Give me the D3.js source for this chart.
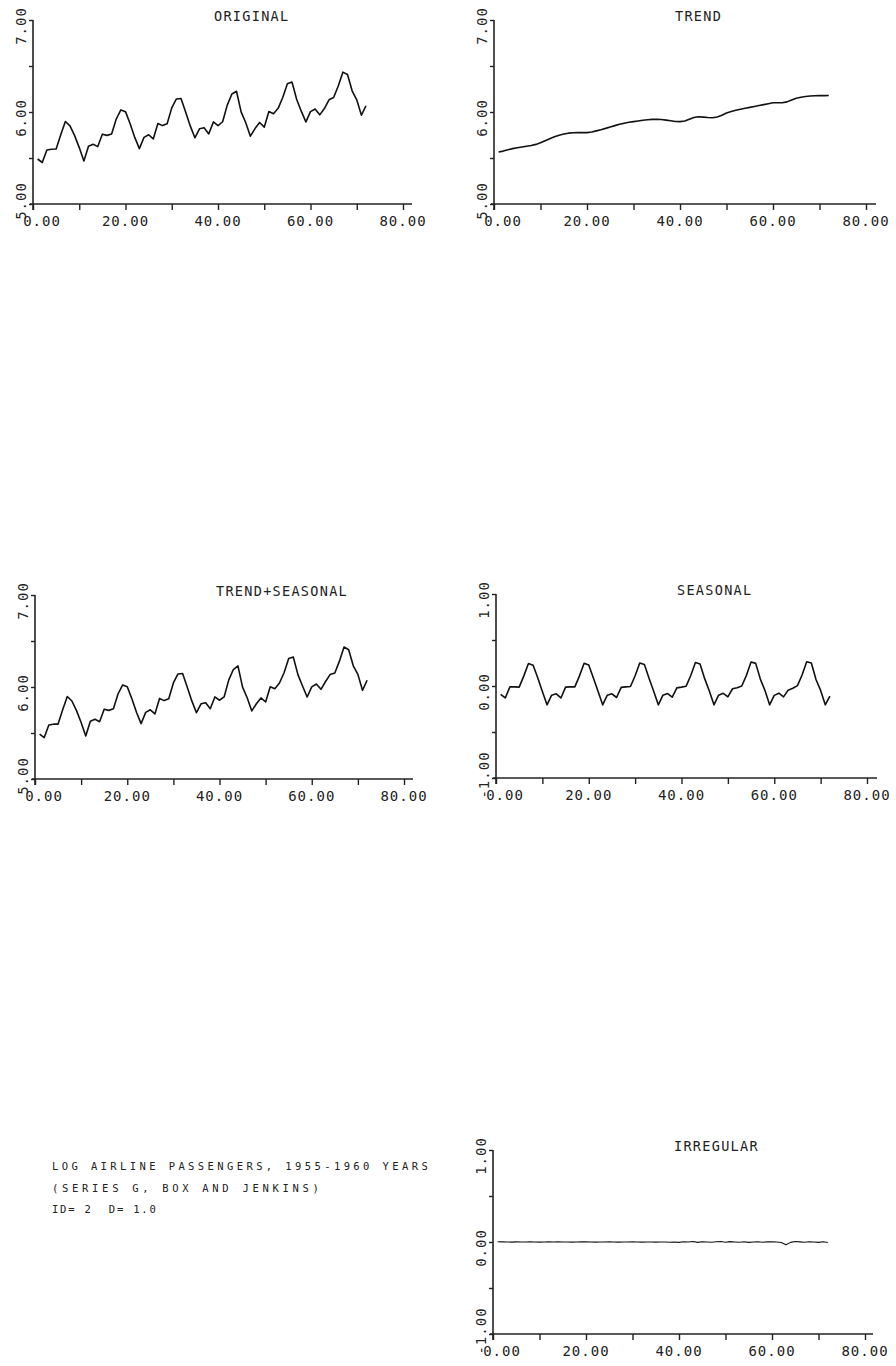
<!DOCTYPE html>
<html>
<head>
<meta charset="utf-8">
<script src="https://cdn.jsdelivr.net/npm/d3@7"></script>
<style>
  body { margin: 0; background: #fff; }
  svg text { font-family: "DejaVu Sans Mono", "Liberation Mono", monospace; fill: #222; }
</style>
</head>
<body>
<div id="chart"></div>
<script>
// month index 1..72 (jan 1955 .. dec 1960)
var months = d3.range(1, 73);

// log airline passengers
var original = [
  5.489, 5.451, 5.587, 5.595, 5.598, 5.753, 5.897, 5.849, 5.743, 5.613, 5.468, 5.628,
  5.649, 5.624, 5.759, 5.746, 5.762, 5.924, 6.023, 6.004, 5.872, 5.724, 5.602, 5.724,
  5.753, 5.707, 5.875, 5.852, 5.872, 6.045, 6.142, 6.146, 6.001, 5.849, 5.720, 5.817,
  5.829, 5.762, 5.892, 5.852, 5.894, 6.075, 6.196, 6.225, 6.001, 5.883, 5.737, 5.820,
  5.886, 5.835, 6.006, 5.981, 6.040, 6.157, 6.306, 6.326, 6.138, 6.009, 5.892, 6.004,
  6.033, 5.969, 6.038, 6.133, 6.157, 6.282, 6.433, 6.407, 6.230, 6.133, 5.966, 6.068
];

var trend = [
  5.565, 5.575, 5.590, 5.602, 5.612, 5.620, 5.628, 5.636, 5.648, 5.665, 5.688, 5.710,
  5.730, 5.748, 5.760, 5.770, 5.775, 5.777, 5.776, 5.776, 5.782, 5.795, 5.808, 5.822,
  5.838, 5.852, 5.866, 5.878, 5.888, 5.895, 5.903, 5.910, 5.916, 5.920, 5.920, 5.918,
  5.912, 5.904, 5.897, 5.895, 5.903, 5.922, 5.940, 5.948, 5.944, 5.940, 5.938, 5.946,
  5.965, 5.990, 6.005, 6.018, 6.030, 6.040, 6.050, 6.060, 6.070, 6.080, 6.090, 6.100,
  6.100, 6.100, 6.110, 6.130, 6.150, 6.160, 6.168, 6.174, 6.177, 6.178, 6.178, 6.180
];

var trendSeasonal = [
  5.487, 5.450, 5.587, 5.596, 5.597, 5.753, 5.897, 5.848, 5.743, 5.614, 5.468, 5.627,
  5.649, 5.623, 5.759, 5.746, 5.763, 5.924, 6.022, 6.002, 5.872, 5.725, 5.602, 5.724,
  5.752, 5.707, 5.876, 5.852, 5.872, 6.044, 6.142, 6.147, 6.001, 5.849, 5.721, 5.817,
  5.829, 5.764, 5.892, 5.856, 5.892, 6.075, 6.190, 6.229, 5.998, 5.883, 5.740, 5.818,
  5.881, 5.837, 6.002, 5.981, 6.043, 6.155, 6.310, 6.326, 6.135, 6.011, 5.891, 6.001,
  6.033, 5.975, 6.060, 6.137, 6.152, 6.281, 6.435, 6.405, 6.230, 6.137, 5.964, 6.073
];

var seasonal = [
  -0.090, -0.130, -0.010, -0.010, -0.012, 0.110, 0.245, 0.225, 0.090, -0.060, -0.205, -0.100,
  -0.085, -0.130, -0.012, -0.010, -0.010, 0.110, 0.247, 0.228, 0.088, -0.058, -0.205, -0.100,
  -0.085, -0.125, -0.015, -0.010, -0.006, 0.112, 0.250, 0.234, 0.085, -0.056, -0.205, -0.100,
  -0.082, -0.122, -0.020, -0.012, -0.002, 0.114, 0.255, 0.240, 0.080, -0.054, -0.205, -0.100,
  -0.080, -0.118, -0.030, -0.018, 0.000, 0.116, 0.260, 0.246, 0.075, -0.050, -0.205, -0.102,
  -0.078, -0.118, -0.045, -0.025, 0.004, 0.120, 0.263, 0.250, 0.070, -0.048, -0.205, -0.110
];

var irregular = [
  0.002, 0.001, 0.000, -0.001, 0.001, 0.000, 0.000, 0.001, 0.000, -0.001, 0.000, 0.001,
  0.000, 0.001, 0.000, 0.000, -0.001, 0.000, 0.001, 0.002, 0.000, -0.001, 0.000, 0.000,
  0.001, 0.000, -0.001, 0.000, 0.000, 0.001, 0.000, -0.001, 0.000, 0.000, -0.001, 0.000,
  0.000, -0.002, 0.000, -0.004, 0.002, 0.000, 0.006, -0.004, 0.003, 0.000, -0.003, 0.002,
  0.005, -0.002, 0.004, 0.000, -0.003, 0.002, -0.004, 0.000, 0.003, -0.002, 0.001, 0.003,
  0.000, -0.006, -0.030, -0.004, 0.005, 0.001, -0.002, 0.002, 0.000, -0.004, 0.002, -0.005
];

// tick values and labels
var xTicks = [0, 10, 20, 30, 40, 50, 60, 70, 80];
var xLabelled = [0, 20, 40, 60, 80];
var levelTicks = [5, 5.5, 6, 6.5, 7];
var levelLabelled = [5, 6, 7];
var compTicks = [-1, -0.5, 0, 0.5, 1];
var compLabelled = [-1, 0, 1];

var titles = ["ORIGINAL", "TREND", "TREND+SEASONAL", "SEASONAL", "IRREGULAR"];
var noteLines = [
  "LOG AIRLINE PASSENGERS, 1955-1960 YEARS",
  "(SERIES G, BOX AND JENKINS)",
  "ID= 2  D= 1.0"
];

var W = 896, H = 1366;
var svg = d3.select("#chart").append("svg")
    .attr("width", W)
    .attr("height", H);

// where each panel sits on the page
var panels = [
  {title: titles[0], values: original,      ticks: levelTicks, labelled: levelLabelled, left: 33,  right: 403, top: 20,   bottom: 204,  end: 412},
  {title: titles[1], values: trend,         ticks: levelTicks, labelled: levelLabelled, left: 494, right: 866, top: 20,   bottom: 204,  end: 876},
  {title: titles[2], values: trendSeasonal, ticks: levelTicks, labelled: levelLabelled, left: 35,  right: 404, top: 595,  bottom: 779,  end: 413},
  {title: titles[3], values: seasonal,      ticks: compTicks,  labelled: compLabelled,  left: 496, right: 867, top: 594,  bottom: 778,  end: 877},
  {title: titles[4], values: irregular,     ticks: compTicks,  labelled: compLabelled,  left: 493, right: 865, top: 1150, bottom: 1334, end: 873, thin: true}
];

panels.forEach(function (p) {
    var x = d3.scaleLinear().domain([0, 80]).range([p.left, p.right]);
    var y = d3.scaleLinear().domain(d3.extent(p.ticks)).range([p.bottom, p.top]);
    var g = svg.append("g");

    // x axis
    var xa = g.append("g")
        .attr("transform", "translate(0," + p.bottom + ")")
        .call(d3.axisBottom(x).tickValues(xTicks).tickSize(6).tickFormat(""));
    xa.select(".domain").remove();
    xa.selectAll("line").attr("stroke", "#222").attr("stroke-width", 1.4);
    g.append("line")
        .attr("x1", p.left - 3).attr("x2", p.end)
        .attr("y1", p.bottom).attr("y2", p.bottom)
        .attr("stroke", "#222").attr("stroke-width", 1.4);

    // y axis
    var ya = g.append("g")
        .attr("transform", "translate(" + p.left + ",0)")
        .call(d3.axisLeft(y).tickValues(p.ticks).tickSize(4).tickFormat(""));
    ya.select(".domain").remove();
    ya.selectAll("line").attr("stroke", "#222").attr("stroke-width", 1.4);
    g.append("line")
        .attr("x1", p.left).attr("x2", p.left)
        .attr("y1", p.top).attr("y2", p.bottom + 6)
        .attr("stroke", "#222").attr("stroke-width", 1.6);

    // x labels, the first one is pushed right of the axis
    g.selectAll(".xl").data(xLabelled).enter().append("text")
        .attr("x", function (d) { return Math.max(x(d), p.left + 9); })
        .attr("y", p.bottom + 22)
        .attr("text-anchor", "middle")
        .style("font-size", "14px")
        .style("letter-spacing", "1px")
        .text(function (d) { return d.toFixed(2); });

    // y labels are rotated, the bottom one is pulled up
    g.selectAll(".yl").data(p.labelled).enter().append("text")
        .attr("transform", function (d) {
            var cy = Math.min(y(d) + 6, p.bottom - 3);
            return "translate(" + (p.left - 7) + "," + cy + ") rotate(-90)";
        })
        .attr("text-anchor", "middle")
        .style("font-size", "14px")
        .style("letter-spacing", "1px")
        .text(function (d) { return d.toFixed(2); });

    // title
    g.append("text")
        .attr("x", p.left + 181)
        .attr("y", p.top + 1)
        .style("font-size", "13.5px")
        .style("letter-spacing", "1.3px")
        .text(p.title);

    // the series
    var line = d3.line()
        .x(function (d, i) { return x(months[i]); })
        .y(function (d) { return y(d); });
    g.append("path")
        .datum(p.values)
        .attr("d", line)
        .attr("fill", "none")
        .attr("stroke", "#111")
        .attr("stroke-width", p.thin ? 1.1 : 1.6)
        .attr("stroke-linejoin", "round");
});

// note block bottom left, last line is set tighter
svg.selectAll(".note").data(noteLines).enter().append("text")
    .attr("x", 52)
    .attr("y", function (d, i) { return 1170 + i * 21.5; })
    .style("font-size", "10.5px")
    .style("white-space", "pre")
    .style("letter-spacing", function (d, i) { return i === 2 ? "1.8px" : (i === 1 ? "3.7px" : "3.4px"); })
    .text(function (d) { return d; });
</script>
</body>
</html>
...
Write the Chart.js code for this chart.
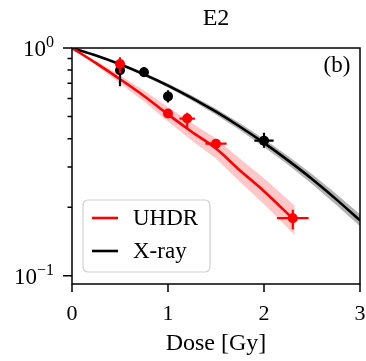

■ What the task requires: What's needed is an exact copy of the lines above from the one with "Give me the D3.js source for this chart." through the one with "var months = d3.range(1, 73);", both included; the pictures stay out.

■ Expected output:
Give me the D3.js source for this chart.
<!DOCTYPE html>
<html>
<head>
<meta charset="utf-8">
<script src="https://cdn.jsdelivr.net/npm/d3@7"></script>
<style>
  body { margin: 0; background: #fff; }
  svg text { font-family: "DejaVu Sans Mono", "Liberation Mono", monospace; fill: #222; }
</style>
</head>
<body>
<div id="chart"></div>
<script>
// month index 1..72 (jan 1955 .. dec 1960)
var months = d3.range(1, 73);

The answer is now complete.